I saw the following story about kids and knives today. Because it's now an offence to carry most types of knives, older kids are getting younger kids to carry knives for them, like caddies!
Here's what I don't understand. When I was a kid, eight or nine, I carried a knife. Most of my pals did. Usually a sheath knife with a four-inch blade, quite definitely illegal these days! I was a cub scout and it was virtually part of our uniform, and as kids we hung out in woods and played around trees. Knives are just something we played with. And I had a very large pocket knife I used when fishing. Also illegal these days. But we never, ever, used them aggressively and certainly wouldn't even think about attacking someone with a knife. It isn't knives that are the problem, it's people! And I do resent all the laws that have been brought in to restrict the carrying of knives. I have a decent collection of flick-knives which would result in a prison sentence if I'm not careful but I have no intention of disposing of them!
Children as young as seven are being used like "golf caddies" to carry deadly knives for older youths, a report has revealed. The older teenagers are pressuring very young children to help them, in order to try to avoid being caught, the Home Affairs Committee report found.

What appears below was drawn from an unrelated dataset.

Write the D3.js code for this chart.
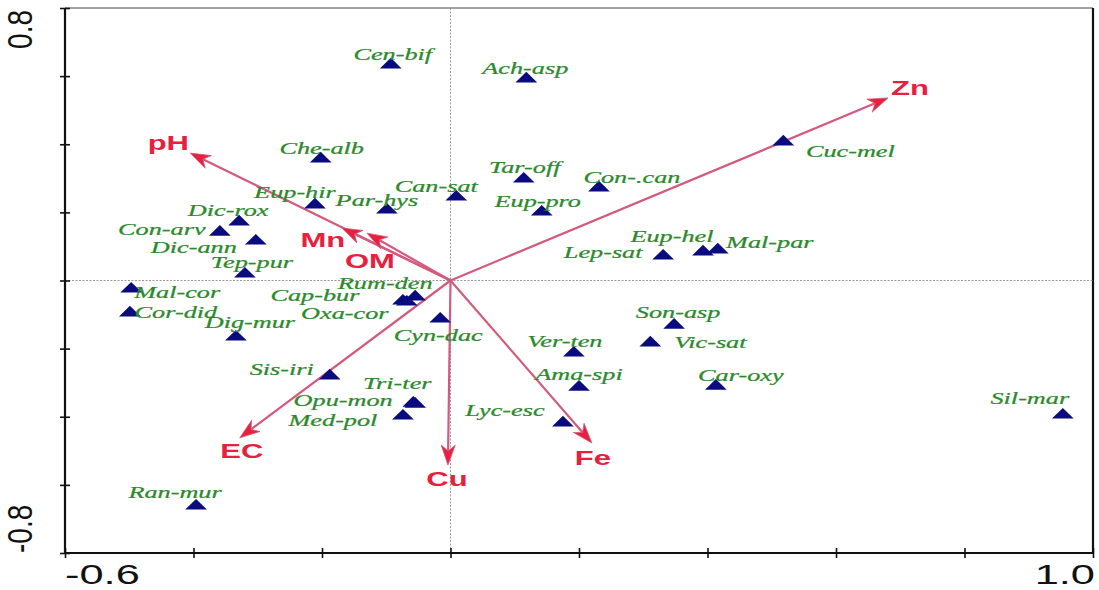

It also revealed that children believe blades are so widespread that they have to arm themselves to keep safe.
The report claims the average age at which children begin carrying knives is just 11 years old, as they make their transition from primary to secondary school.
Chairman of the Home Affairs Select Committee Keith Vaz MP called for an immediate stop to the knife crime "arms race" among children.
He said: "Young people carry knives because they fear that others are carrying knives.
"This spiralling of knife possession puts all young people at risk. Too many tragic deaths have occurred because of this.
"Some young people feel the need to protect themselves with knives. We are clearly failing them. Children, of all people, should not feel unsafe in our society."
Currently only one in five of those caught with a knife is jailed, and more knife carriers are given cautions than are imprisoned.
Making someone carry a knife for you was made illegal in 2007 with a maximum sentence of four years.
But no-one was prosecuted for the offence that year. Figures for 2008 have not been released yet.
Wesley Oger was stabbed to death four years ago by a man who began carrying knives in his teens.
His mother Ann Oakes-Odger now campaigns to educate children about the dangers of knives.
She said: "The actual shock of a child being murdered in a violent way and knife crime is so personal, it's such a violent way to kill someone, it just ripples through the whole family."
Tougher sentences, coupled with more investment in prevention, are the report's main recommendations.
They come too late for Ann - but hopefully not for many other families.